Uphill de Shang-Chi Sun © Philipp Duemcke

Festival Les Hivernales à Avignon

Corps à corps

Coup de froid sur les Hivernales, la manifestation phare de la danse en Avignon, dont le directeur, Emmanuel Serafini, vient d’être débarqué.

 

C’est en pleine tourmente que l’année a débuté dans le haut lieu de la danse contemporaine qu’est le Centre de développement chorégraphique d’Avignon. Suite à la mise à pied d’Emmanuel Serafini en décembre dernier, le conseil d’administration a entériné fin janvier son licenciement pour fautes lourdes, suscitant de nombreuses interrogations. En effet, son employeur lui reproche « une dérive financière et une gestion calamiteuse des fonds publics » avec un déficit estimé à 100 000 euros et l’existence de dépenses dont il aurait profité à titre personnel. Des accusations graves qui ont fait bondir celui qui s’est glissé avec brio dans les pas d’Amélie Grand, la fondatrice des Hivernales, à laquelle il a succédé en 2009. Dans un communiqué de presse publié sur sa page facebook, ce dernier évoque un « stratagème » destiné à occulter les véritables raisons de son éviction. On s’en souvient, Serafini s’était présenté aux dernières élections régionales sous la bannière EELV afin d’affirmer haut et fort son opposition au Front National dans une ville où la culture est au cœur des préoccupations.
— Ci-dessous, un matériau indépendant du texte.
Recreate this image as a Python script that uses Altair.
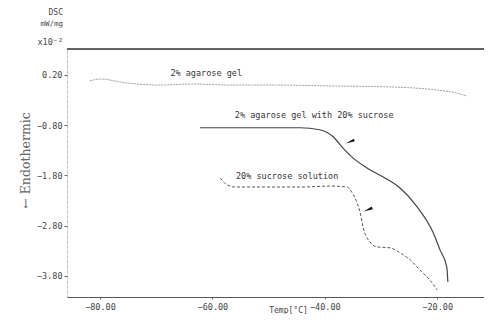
import altair as alt
import pandas as pd

# ---- data ----
gel_t = [-81.8, -80.0, -75.2, -69.3, -63.5, -56.9, -49.8, -37.8, -27.9, -20.0, -16.5, -14.7]
gel_v = [0.08, 0.12, 0.04, 0.00, 0.02, 0.00, 0.00, -0.02, -0.04, -0.10, -0.16, -0.22]

gs_t = [-62.2, -53.3, -44.4, -40.9, -38.5, -36.8, -35.0, -32.5, -29.6, -26.6, -23.6, -20.7, -19.5, -18.3, -18.1]
gs_v = [-0.85, -0.85, -0.85, -0.89, -1.03, -1.25, -1.45, -1.65, -1.83, -2.05, -2.42, -2.94, -3.28, -3.62, -3.92]

suc_t = [-58.6, -57.6, -56.0, -44.4, -39.1, -36.0, -35.2, -34.3, -33.7, -33.2, -32.0, -30.7, -28.4, -26.6, -24.8, -23.1, -21.3, -20.0]
suc_v = [-1.85, -1.97, -2.03, -2.03, -2.01, -2.03, -2.13, -2.33, -2.54, -2.82, -3.12, -3.22, -3.24, -3.34, -3.48, -3.68, -3.88, -4.08]

label_text = ["2% agarose gel", "2% agarose gel with 20% sucrose", "20% sucrose solution"]
label_t = [-61.1, -56.0, -55.8]
label_v = [0.24, -0.60, -1.81]
label_align = ["center", "left", "left"]

arrow_t = [-35.5, -32.3]
arrow_v = [-1.13, -2.48]

x_ticks = [-80, -60, -40, -20]
y_ticks = [0.2, -0.8, -1.8, -2.8, -3.8]

x_domain = [-85.87, -11.67]
y_domain = [-4.218, 0.717]

mono = "DejaVu Sans Mono"

gel = pd.DataFrame({"t": gel_t, "v": gel_v, "o": range(len(gel_t))})
gs = pd.DataFrame({"t": gs_t, "v": gs_v, "o": range(len(gs_t))})
suc = pd.DataFrame({"t": suc_t, "v": suc_v, "o": range(len(suc_t))})
labels = pd.DataFrame({"t": label_t, "v": label_v, "txt": label_text, "al": label_align})
arrows = pd.DataFrame({"t": arrow_t, "v": arrow_v})

xs = alt.Scale(domain=x_domain, nice=False, zero=False)
ys = alt.Scale(domain=y_domain, nice=False, zero=False)

x_axis = alt.Axis(values=x_ticks, format=".2f", grid=False, labelFont=mono, labelFontSize=8.5,
                  labelColor="#444", domainColor="#555", domainWidth=1, tickColor="#777",
                  tickSize=2, labelPadding=3, title="Temp[°C]", titleFont=mono,
                  titleFontSize=8, titleFontWeight="normal", titleColor="#444",
                  titleX=221, titleY=13, titleAlign="center", titleBaseline="middle")
y_axis = alt.Axis(values=y_ticks, format=".2f", grid=False, labelFont=mono, labelFontSize=8.5,
                  labelColor="#444", domainColor="#999", domainDash=[1, 4], tickColor="#666",
                  tickSize=3, labelPadding=2, title="← Endothermic", titleFont="DejaVu Serif",
                  titleFontSize=12.5, titleFontWeight="normal", titleColor="#666",
                  titleX=-42, titleY=111, titleAngle=270, titleAlign="center",
                  titleBaseline="middle")

base_x = alt.X("t:Q", scale=xs, axis=x_axis)
base_y = alt.Y("v:Q", scale=ys, axis=y_axis)

gel_line = alt.Chart(gel).mark_line(color="#a09090", strokeWidth=0.9, strokeDash=[2, 1],
                                    interpolate="monotone").encode(x=base_x, y=base_y, order="o:Q")
gs_line = alt.Chart(gs).mark_line(color="#444", strokeWidth=1.2,
                                  interpolate="monotone").encode(x="t:Q", y="v:Q", order="o:Q")
suc_line = alt.Chart(suc).mark_line(color="#555", strokeWidth=1, strokeDash=[3, 2],
                                    interpolate="monotone").encode(x="t:Q", y="v:Q", order="o:Q")

txt_center = alt.Chart(labels[labels.al == "center"]).mark_text(
    font=mono, fontSize=8.5, color="#333", align="center", baseline="middle").encode(
    x="t:Q", y="v:Q", text="txt:N")
txt_left = alt.Chart(labels[labels.al == "left"]).mark_text(
    font=mono, fontSize=8.5, color="#333", align="left", baseline="middle").encode(
    x="t:Q", y="v:Q", text="txt:N")

arrow_pts = alt.Chart(arrows).mark_point(
    shape="M0,-1L0.32,1L-0.32,1Z", filled=True, color="#111", opacity=1, size=85,
    angle=247).encode(x="t:Q", y="v:Q")

top_rule = alt.Chart(pd.DataFrame({"a": [0]})).mark_rule(color="#333", strokeWidth=1.5).encode(
    x=alt.value(0), x2=alt.value(420), y=alt.value(0))

dsc = alt.Chart(pd.DataFrame({"s": ["DSC"]})).mark_text(
    font=mono, fontSize=8, color="#444", align="right", baseline="middle").encode(
    x=alt.value(-4), y=alt.value(-36), text="s:N")
unit = alt.Chart(pd.DataFrame({"s": ["mW/mg"]})).mark_text(
    font=mono, fontSize=7.5, color="#444", align="right", baseline="middle").encode(
    x=alt.value(-4), y=alt.value(-25), text="s:N")
scale_t = alt.Chart(pd.DataFrame({"s": ["x10⁻²"]})).mark_text(
    font=mono, fontSize=8.5, color="#444", align="right", baseline="middle").encode(
    x=alt.value(-4), y=alt.value(-7), text="s:N")

chart = alt.layer(gel_line, gs_line, suc_line, txt_center, txt_left, arrow_pts, top_rule,
                  dsc, unit, scale_t).properties(
    width=417, height=248,
    padding={"left": 59, "top": 41, "right": 0, "bottom": 17},
    autosize=alt.AutoSizeParams(type="none"),
).configure_view(stroke=None).configure(background="white")

chart.save("out.html", embed_options={"renderer": "svg", "actions": False})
Une prise de position très mal perçue rue Guillaume Puy, en particulier par certains membres du bureau du CDC. Coïncidence troublante, c’est le soir du premier tour que lui a été signifiée sa mise à pied…
C’est donc dans ce climat particulier que se déroulera cette trente-huitième édition des Hivernales, placée sous le signe de… la relève — une thématique bien involontairement prémonitoire, on s’en doute. Selon son ex-directeur, l’intention est de dresser l’état des lieux du paysage chorégraphique contemporain, afin de « continuer la mise à jour de ceux qui font la danse d’aujourd’hui et de demain. » Histoire également de marquer, autant pour les Hivernales que pour les chorégraphes et les danseurs invités, la fin du cycle de la trentaine. Cette programmation 2016, protéiforme et foisonnante, mêle compagnies régionales et internationales, et fait se côtoyer artistes confirmés et talents en devenir. Au total, c’est plus d’une trentaine de spectacles que le public avignonnais pourra découvrir sur les scènes de la ville et des alentours. Parmi lesquels Gymnopédies et Henri Michaux : mouvements de Marie Chouinard, deux propositions en une qui donneront à voir la puissance chorégraphique de la Québecquoise se confrontant aux signes calligraphiques de Michaux. Hervé Koubi et sa troupe de danseurs issus du hip-hop et de la danse de rue sont attendus de pied ferme avec Les Nuits barbares, un voyage au cœur de l’histoire appréhendée sous l’angle de nos peurs. On retient la poésie de Vers un protocole de conversation ? de la compagnie La Liseuse, mis en scène par Georges Appaix, la fraîcheur revigorante des Spectres de Josette Baïz, ou encore l’intensité des douze solos masculins des Garçons sauvages de Camille Ollagnier. Sans oublier la carte blanche à William Petit, qui présentera des artistes découverts au cours de ses pérégrinations.
Du côté de la jeune garde, la singularité de Uphill du chorégraphe et danseur taïwanais Shang-Chi Sun ne manquera pas de surprendre. On note également Parcelles, réflexion sur les mouvements du corps dansant proposée par Nans Martin, étoile montante de cette nouvelle scène, Karoshi, Animal Laborans de la compagnie Dodescaden, qui explore l’épuisement des corps jusqu’à leur point de limite et Scarlett, variation sur la figure de la muse d’Arthur Perole. Autant de propositions éclectiques, de pistes audacieuses et de correspondances singulières qui viendront rythmer la saison des Hivernales. En attendant la relève…

Emma Zucchi

 

Les Hivernales : jusqu’au 20/02 à Avignon.